Pero Godard piensa en palabras. Sabe que ello lo condena a vivir en una mimesis del mundo que se le puede parecer pero nunca lo será. Dice: yo solo puedo entender lo que el otro me dice pero no me puedo comprender a mí. Voz over, texto impreso en plano, diálogos, personajes leyendo en voz alta. Quizá trata de anticiparse a la subjetividad ajena avasallando con un bouquet de textos y de herramientas. Puede adivinar que algunos podrán leer que se trata de la historia de una pareja que adopta a un perro por no querer tener un hijo, otros que es una película sin sentido, otros que es amor a la plástica, otros que es un viaje opiáceo, que sería una falta de atención sorprendente porque de lo último que se trata aquí es de la libertad de la mente. La elección de cualquier palabra es un acto ideológico: nada tan lejano como la libertad y nada también tan reclamado a la vez. Es la nostalgia desde una domesticación irreversible.

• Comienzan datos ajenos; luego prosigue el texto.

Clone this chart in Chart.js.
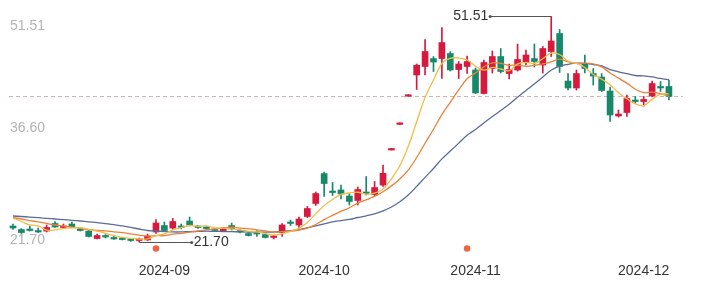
<!DOCTYPE html>
<html><head><meta charset="utf-8">
<script src="https://cdn.jsdelivr.net/npm/chart.js@4.4.1/dist/chart.umd.min.js"></script>
<style>html,body{margin:0;padding:0;background:#fff;overflow:hidden}canvas{display:block}</style>
</head><body>
<canvas id="c" width="703" height="291"></canvas>
<script>
// ---- data (daily candles, 2024-08-07 .. 2024-12-05) ----
const opens  = [23.82,23.35,23.35,23.15,23.15,24.15,23.62,24.08,23.35,23.15,
                22.16,22.49,22.30,22.16,22.03,21.90,21.97,23.02,23.88,23.55,
                23.75,24.48,23.75,23.62,23.35,23.15,23.88,23.15,22.82,22.89,
                22.69,22.30,22.95,24.28,23.95,25.07,26.79,30.75,28.44,28.58,
                27.78,27.19,28.31,27.98,29.23,33.86,37.25,40.97,43.78,44.90,
                45.95,45.95,46.62,44.50,44.90,44.44,41.33,44.63,46.22,43.97,
                44.44,45.43,45.95,45.10,46.88,49.26,42.98,42.06,45.30,43.97,
                43.51,41.66,38.36,38.82,40.47,40.27,41.00,42.26,42.26];
const closes = [23.55,22.95,23.22,23.02,23.62,23.68,23.82,23.68,23.22,22.43,
                22.56,22.36,22.10,22.03,21.90,22.10,22.49,24.21,23.22,24.41,
                23.62,23.95,23.62,23.48,23.22,23.42,23.42,23.02,22.56,22.76,
                22.30,22.43,23.95,24.15,24.74,26.13,28.11,29.43,28.24,28.05,
                27.06,28.64,28.11,28.90,30.78,33.86,37.25,40.97,45.07,46.88,
                45.49,48.07,44.44,45.23,45.56,41.40,45.43,46.22,44.24,44.50,
                45.83,46.42,45.56,47.28,48.27,44.90,42.06,43.97,44.63,43.64,
                41.73,38.49,38.62,40.67,40.27,40.54,42.65,42.06,40.94];
const highs  = [24.08,23.48,23.82,23.55,23.95,24.41,24.08,24.35,23.42,23.29,
                22.76,22.69,22.56,22.30,22.16,22.23,22.76,24.68,24.35,24.81,
                24.08,25.00,23.88,23.75,23.48,23.62,24.21,23.35,22.95,23.22,
                22.82,22.63,24.15,24.61,25.00,26.39,28.31,30.95,29.57,29.23,
                28.11,28.97,30.36,29.70,31.88,33.86,37.25,40.97,45.23,48.47,
                46.22,50.05,46.88,45.56,46.29,44.70,45.76,46.95,47.28,45.23,
                47.87,47.08,47.87,47.54,51.51,49.79,43.97,44.44,46.42,44.63,
                43.97,42.19,39.15,41.13,40.94,40.94,42.98,42.92,43.12];
const lows   = [23.35,22.82,23.15,22.95,23.02,23.62,23.55,23.62,23.15,22.36,
                22.10,22.23,22.03,21.97,21.77,21.70,21.90,22.82,23.15,23.35,
                23.42,23.82,23.48,23.35,23.09,23.09,23.29,22.89,22.49,22.43,
                22.23,22.10,22.43,23.88,23.62,24.94,26.53,27.72,27.85,27.38,
                26.59,26.59,27.91,27.85,29.04,33.86,37.25,40.97,41.86,43.78,
                44.24,43.31,44.30,43.31,43.97,41.33,41.26,44.04,44.04,43.25,
                44.30,45.10,44.83,44.04,46.22,44.11,41.79,41.79,44.04,42.45,
                41.60,37.63,38.22,38.29,40.01,39.68,40.87,41.60,40.47];
const ma5  = [24.87,24.41,23.95,23.82,23.27,23.30,23.47,23.56,23.60,23.37,
              23.14,22.85,22.53,22.30,22.19,22.10,22.12,22.55,22.78,23.29,
              23.59,23.88,23.76,23.82,23.58,23.54,23.43,23.31,23.13,23.04,
              22.81,22.61,22.80,23.12,23.51,24.28,25.42,26.51,27.33,27.99,
              28.18,28.28,28.02,28.15,28.70,30.06,31.78,34.35,37.59,40.81,
              43.13,45.30,45.99,46.02,45.76,44.94,44.41,44.77,44.57,44.36,
              45.24,45.44,45.31,45.92,46.67,46.49,45.61,45.30,44.77,43.84,
              43.21,42.49,41.42,40.63,39.96,39.72,40.55,41.24,41.29];
const ma10 = [24.94,24.74,24.54,24.35,24.15,23.95,23.82,23.68,23.51,23.32,
              23.22,23.16,23.05,22.95,22.78,22.62,22.49,22.54,22.54,22.74,
              22.84,23.00,23.16,23.30,23.43,23.56,23.66,23.54,23.47,23.31,
              23.18,23.02,23.06,23.12,23.28,23.55,24.02,24.66,25.22,25.75,
              26.23,26.85,27.27,27.74,28.35,29.12,30.03,31.19,32.87,34.75,
              36.60,38.54,40.17,41.80,43.28,44.04,44.85,45.38,45.30,45.06,
              45.09,44.93,45.04,45.24,45.52,45.87,45.53,45.30,45.34,45.26,
              44.85,44.05,43.36,42.70,41.90,41.46,41.52,41.33,40.96];
const ma20 = [25.14,25.07,25.00,24.91,24.83,24.74,24.66,24.57,24.48,24.37,
              24.26,24.14,24.01,23.82,23.62,23.42,23.22,23.15,23.09,23.03,
              23.03,23.08,23.10,23.13,23.11,23.09,23.07,23.04,23.01,23.02,
              23.01,23.01,23.11,23.21,23.35,23.56,23.84,24.10,24.35,24.53,
              24.70,24.94,25.16,25.43,25.81,26.33,27.02,27.92,29.05,30.25,
              31.41,32.69,33.72,34.77,35.81,36.58,37.44,38.28,39.08,39.91,
              40.84,41.73,42.61,43.52,44.40,44.95,45.19,45.34,45.32,45.16,
              44.97,44.49,44.20,43.97,43.71,43.66,43.52,43.32,43.15];
const monthTickIdx    = [18, 37, 55, 75];
const monthTickLabels = ['2024-09', '2024-10', '2024-11', '2024-12'];
const eventIdx        = [17, 54];
const priceLabels     = [51.51, 36.60, 21.70];

// ---- styling ----
const RED = '#d7193d', GREEN = '#17896a';
const FONT = '14px "Liberation Sans", Arial, sans-serif';
const idx = closes.map((_, i) => i);
const isUp = i => closes[i] >= opens[i];
const candleColor = c => isUp(c.dataIndex) ? RED : GREEN;

const overlay = {
  id: 'overlay',
  beforeDatasetsDraw(chart) {
    const {ctx, chartArea: a, scales: {y}} = chart;
    const yl = y.getPixelForValue(closes[closes.length - 1]);
    ctx.save();
    ctx.strokeStyle = '#d2b4b4';
    ctx.lineWidth = 1;
    ctx.setLineDash([4, 3]);
    ctx.beginPath();
    ctx.moveTo(a.left + 9, Math.round(yl) + 0.5);
    ctx.lineTo(a.right - 20, Math.round(yl) + 0.5);
    ctx.stroke();
    ctx.restore();
  },
  afterDatasetsDraw(chart) {
    const {ctx, chartArea: a, scales: {x, y}} = chart;
    ctx.save();
    ctx.font = FONT;
    // price labels (left, inside)
    ctx.fillStyle = '#b3b3b3';
    ctx.textAlign = 'left';
    priceLabels.forEach((v, k) => {
      const py = y.getPixelForValue(v);
      if (k === 0) { ctx.textBaseline = 'top'; ctx.fillText(v.toFixed(2), a.left + 10, py + 3); }
      else if (k === priceLabels.length - 1) { ctx.textBaseline = 'bottom'; ctx.fillText(v.toFixed(2), a.left + 10, py + 5); }
      else { ctx.textBaseline = 'middle'; ctx.fillText(v.toFixed(2), a.left + 10, py - 1); }
    });
    // month labels
    ctx.fillStyle = '#333';
    ctx.textAlign = 'center';
    ctx.textBaseline = 'middle';
    monthTickIdx.forEach((t, k) => ctx.fillText(monthTickLabels[k], x.getPixelForValue(t), a.bottom - 20));
    // event dots
    const lo = Math.min(...lows), loIdx = lows.indexOf(lo);
    const hi = Math.max(...highs), hiIdx = highs.indexOf(hi);
    ctx.fillStyle = '#ef6445';
    eventIdx.forEach(t => {
      ctx.beginPath();
      ctx.arc(x.getPixelForValue(t), y.getPixelForValue(lo) + 6.5, 3.3, 0, Math.PI * 2);
      ctx.fill();
    });
    // max / min markers
    ctx.strokeStyle = '#555';
    ctx.fillStyle = '#555';
    ctx.lineWidth = 1;
    const xh = x.getPixelForValue(hiIdx), yh = Math.round(y.getPixelForValue(hi)) + 0.5;
    ctx.beginPath(); ctx.moveTo(xh - 61, yh); ctx.lineTo(xh, yh); ctx.stroke();
    ctx.beginPath(); ctx.arc(xh - 61, yh, 1.6, 0, Math.PI * 2); ctx.fill();
    const xl = x.getPixelForValue(loIdx), yl = Math.round(y.getPixelForValue(lo)) + 0.5;
    ctx.beginPath(); ctx.moveTo(xl, yl); ctx.lineTo(xl + 52.5, yl); ctx.stroke();
    ctx.beginPath(); ctx.arc(xl + 52.5, yl, 1.6, 0, Math.PI * 2); ctx.fill();
    ctx.fillStyle = '#333';
    ctx.textBaseline = 'middle';
    ctx.textAlign = 'right';
    ctx.fillText(hi.toFixed(2), xh - 63, yh);
    ctx.textAlign = 'left';
    ctx.fillText(lo.toFixed(2), xl + 54.5, yl);
    ctx.restore();
  }
};

const lineDs = (label, arr, color) => ({
  type: 'line', label, data: idx.map(i => ({x: i, y: arr[i]})),
  borderColor: color, borderWidth: 1.3, pointRadius: 0, tension: 0.35, order: 0
});

new Chart(document.getElementById('c'), {
  type: 'bar',
  data: {
    datasets: [
      lineDs('MA5', ma5, '#f3bc4a'),
      lineDs('MA10', ma10, '#e9823a'),
      lineDs('MA20', ma20, '#5a6c9a'),
      { type: 'bar', label: 'body', data: idx.map(i => ({x: i, y: [opens[i], closes[i]]})),
        backgroundColor: candleColor, barThickness: 6, minBarLength: 1.5, grouped: false, order: 1 },
      { type: 'bar', label: 'wick', data: idx.map(i => ({x: i, y: [lows[i], highs[i]]})),
        backgroundColor: candleColor, barThickness: 1, minBarLength: 1.5, grouped: false, order: 2 }
    ]
  },
  options: {
    responsive: false, animation: false, devicePixelRatio: 1,
    layout: { padding: 0 },
    plugins: { legend: { display: false }, tooltip: { enabled: false } },
    scales: {
      x: { type: 'linear', display: false, offset: false, bounds: 'data', min: -1.546, max: closes.length + 3.05 },
      y: { type: 'linear', display: false, beginAtZero: false, bounds: 'data', min: 15.224, max: 53.691 }
    }
  },
  plugins: [overlay]
});
</script>
</body></html>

Pero su intento de anticipación, barroco, lúdico y/o poliforme encierra algo más: el amor por el hombre. Amor que duplica en la promesa más simpática que se había hecho para esta película, la del perro que habla, que efectivamente se resuelve, porque ya se había resuelto, por esa conmovedora necesidad de tratar de controlar hasta el espíritu de los animales, o hacerlos parte de su mayor adicción, como cuando la gente entrena a los loros a hablar, o doma leones, o hace saludar a un delfín, o dar la pata a un perro, o celebra que algún animal tenga un lamento muy parecido a una palabra. Porque el hombre es (no está) necesariamente solo y las palabras al menos lo asen a un plano más manejable, y el perro es el único animal que siempre seguirá amándolo, incluso más que así mismo, y que no necesita nada, ni razones, ni palabras, para seguir haciéndolo, y quién mejor sabe llevar la relación aunque luego el hombre lo instruya, lo adapte, lo llene de sí. Pero nada le importa ni a uno ni al otro porque se necesitan en un plano irrepresentable. En realidad no se necesita nada porque tal vez cuando el otro se necesita se trasciende cualquier sistema que divida, violente, intimide, dicte, ate, y se reconozca sin mediación algo parecido a una real verdad del amor, uno que debería habitar en todo hombre como parece hacerlo en esta película. Y así la quimera: adiós al lenguaje.